LDMOS微波功率管的主要工作性能参数有:工作电压、工作频率、输出功率、工作带宽、带内增益、功率附加效率、脉冲宽度和占空比、输入插损、输出负载失配比(VSWR)等。
LDMOS微波功率管的主要性能参数取决于LDMOS芯片和封装(含匹配网络)的主要电学和热学参数。
除栅长Lg外,LDMOS芯片的主要电学参数有栅方块电阻Rg、导通电阻Rdson(或导通电压Vdson)、跨导Gm、漏极饱和电流Idsat、栅源电容Cgs、栅漏电容Cgd、漏源电容Cds以及版图结构产生的寄生效应;热学参数主要是温度分布的均匀性。
LDMOS微波功率管主要性能与LDMOS芯片性能的关联,如表格所示:
Lg | Rg | Rdson | Gm | Idsat | Cgs | Cgd | Cds | 版图结构 | |
工作电压 | + | ++ | ++ | ++ | + | ++ | + | ||
工作频率 | ++ | ++ | + | ++ | + | ++ | + | + | ++ |
输出功率 | + | ++ | + | ++ | + | + | + | ++ | |
工作带宽 | ++ | ++ | ++ | + | ++ | + | |||
带内增益 | ++ | ++ | + | ++ | + | ++ | ++ | + | ++ |
LDMOS芯片的各性能参数,与栅长、栅氧厚度、栅硅化物、场板、LDD区和版图结构的具体设计和它们的形成工艺紧密相关;其热学性能和寄生效应,则与版图结构、芯片厚度及其贴片方式密切相关。
发明内容
为了克服上述问题,本发明提供一种RF-LDMOS短栅低方阻值栅硅化物的形成方法。
本发明的技术方案是提供一种RF-LDMOS短栅低方阻值栅硅化物的形成方法,其特征在于:所述方法使用硅化物低阻栅、增加隔离工艺技术以及优化单元器件结构及多子管并联方式,最终设计成低寄生效应的大栅宽LDMOS高功率密度版图;
所述方法包括如下步骤:
(1)采用原位掺杂多晶硅的方式进行多晶硅栅的淀积;
(2)进行多晶硅的光刻与刻蚀;
(3)利用Spacer技术,在多晶硅栅上打开硅化物形成窗口,制作侧墙spacer;
(4)在多晶硅上淀积一定厚度的的金属钴;
(5)进行第一次快速退火,使得金属钴与硅进行反应,形成硅化钴CoSi;
(6)湿法刻蚀使用混合液清除氧化层上不需要的钴淀积层;
(7)采用原位掺杂多晶硅的方式进行多晶硅栅的淀积200-250纳米;
(8)进行第二次快速退火,使得硅化钴CoSi与硅进一步进行反应,形成二硅化钴CoSi2。
进一步的,所述步骤(1)中,多晶硅栅淀积290-310纳米。
进一步的,所述步骤(4)中,金属钴的厚度为60-70纳米。
进一步的,所述步骤(5)中,形成硅化钴CoSi的条件为快速退火560度30秒。
进一步的,所述步骤(6)中,混合液采用NH4OH/H2O2/H20的混合液。
进一步的,所述步骤(8)中,形成二硅化钴CoSi2的条件为快速退火850度60秒。
本发明的有益效果是:本发明在0.25微米栅长的栅条上,经过金属和硅的物理-化学反应形成的化合态,使其导电特性介于金属和硅之间,从而大大减少多晶栅的连接电阻。

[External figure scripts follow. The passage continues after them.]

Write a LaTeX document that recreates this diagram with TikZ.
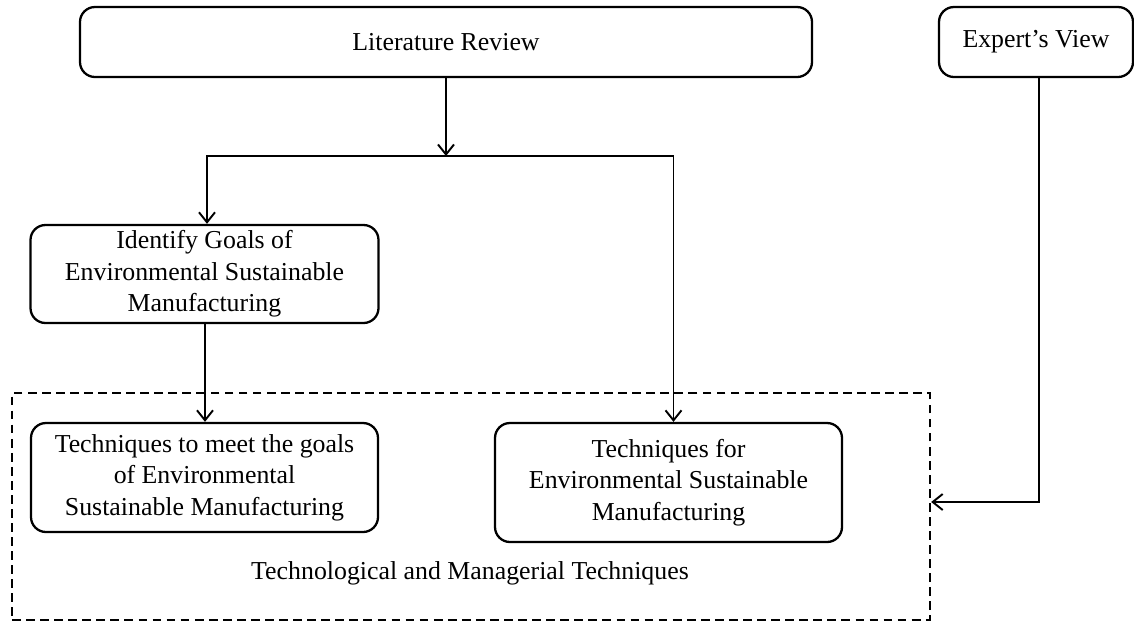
\documentclass[tikz,border=0pt]{standalone}
\usepackage{fontspec}
\setmainfont{Liberation Serif}
\usetikzlibrary{calc,arrows.meta}
\tikzset{
  stagebox/.style = {draw, line width=1.3pt, rounded corners=0.3cm, align=center,
    inner sep=1pt, font=\fontsize{14.7}{18}\selectfont},
  flow/.style = {line width=1.1pt, -{Straight Barb[length=2mm,width=3.2mm,line width=1.1pt]}},
  groupframe/.style = {draw, line width=1.3pt, dash pattern=on 5pt off 3pt,
    minimum width=18.36cm, minimum height=4.54cm}
}
\begin{document}
\begin{tikzpicture}
    \useasboundingbox (0,0) rectangle (22.68,-12.46);

    % outer dashed group
    \node[groupframe] (group) at (9.42,-10.13) {};
    \node[font=\fontsize{14.7}{18}\selectfont] (grouplabel) at (9.4,-11.46)
        {Technological and Managerial Techniques};

    % boxes
    \node[stagebox, minimum width=14.64cm, minimum height=1.4cm] (litrev) at (8.92,-0.84)
        {Literature Review};
    \node[stagebox, minimum width=3.88cm, minimum height=1.4cm] (expert) at (20.72,-0.84)
        {Expert's View};
    \node[stagebox, minimum width=6.96cm, minimum height=1.96cm] (goals) at (4.09,-5.48)
        {Identify Goals of\\Environmental Sustainable\\Manufacturing};
    \node[stagebox, minimum width=6.94cm, minimum height=2.18cm] (meetgoals) at (4.09,-9.55)
        {Techniques to meet the goals\\of Environmental\\Sustainable Manufacturing};
    \node[stagebox, minimum width=6.94cm, minimum height=2.38cm] (techfor) at (13.37,-9.65)
        {Techniques for\\Environmental Sustainable\\Manufacturing};

    % connectors
    \coordinate (split) at (8.92,-3.12);
    \coordinate (expertin) at (group.east |- 0,-10.04);
    \draw[flow] (litrev.south) -- (split);
    \draw[flow] (split) -| ($(goals.north)+(0.05,0)$);
    \draw[flow] (split) -| ($(techfor.north)+(0.1,0)$);
    \draw[flow] ($(goals.south)+(0.01,0)$) -- ($(meetgoals.north)+(0.01,0)$);
    \draw[flow] ($(expert.south)+(0.06,0)$) |- (expertin);
\end{tikzpicture}
\end{document}
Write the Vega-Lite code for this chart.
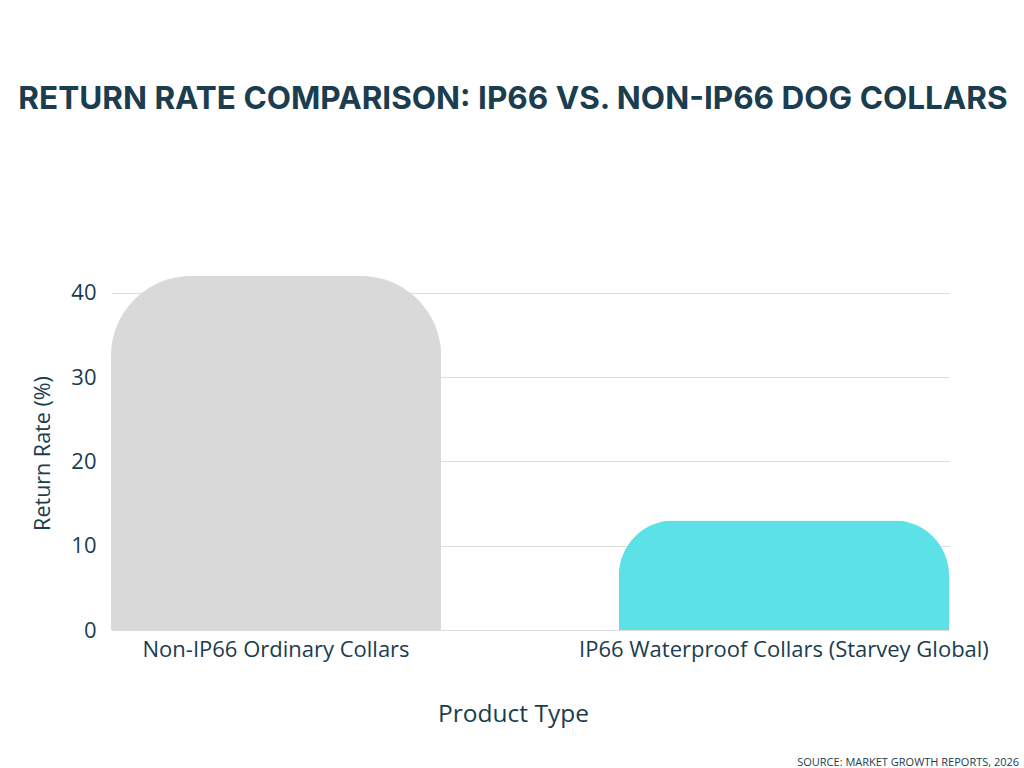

其主要措施是利用Spacer技术,使得在多晶硅栅上打开硅化物形成窗口成为可能,然后是利用二步快速热退火法,形成栅硅化物,将栅方块电阻降低到设计值每方块0.5欧姆左右。
本发明在设计上优化单元器件结构及其并联方式,设计短栅低方阻值栅的元胞结构来实现大栅宽LDMOS高功率密度版图;在工艺上,在完成多晶栅刻蚀及源漏注入后,进行隔离氧化层的淀积,刻蚀等工艺后,以溅射的方式在多晶栅上淀积金属钴(Co),再进行多晶硅的淀积,刻蚀等,然后进行第一次快速升温退火处理(RTA1),使多晶硅表面和淀积的金属发生反应,形成金属硅化物;根据对第一次RTA1的温度的设定,使得Co金属只与多晶硅及单晶硅进行反应形成硅化物,而不与作为隔离用的氧化层进行反应,可视其为一种自对准过程;再用选择性强的湿法刻蚀(NH4OH/H2O2/H20的混合液)清除氧化层上不需要的金属淀积层,只留下栅极及源漏区的硅化物;进行第二次快速升温退火处理(RTA2)使得硅化物的方块电阻达到工艺要求。
附图说明
图1是本发明的方法示意图;
图2是本发明的多晶硅栅的光刻示意图;
图3是本发明的多晶硅栅的刻蚀示意图;
图4是本发明的钴厚度与方块电阻的关系曲线示意图;
图5是本发明的硅化物示意图;
图6是本发明的短栅增加隔离工艺技术以及多子管并联方式示意图;
图7是本发明的硅化物形成示意见图。
具体实施方式
为了使本发明实现的技术手段、创作特征、达成目的与功效易于明白了解,下面结合具体实施例,进一步阐述本发明。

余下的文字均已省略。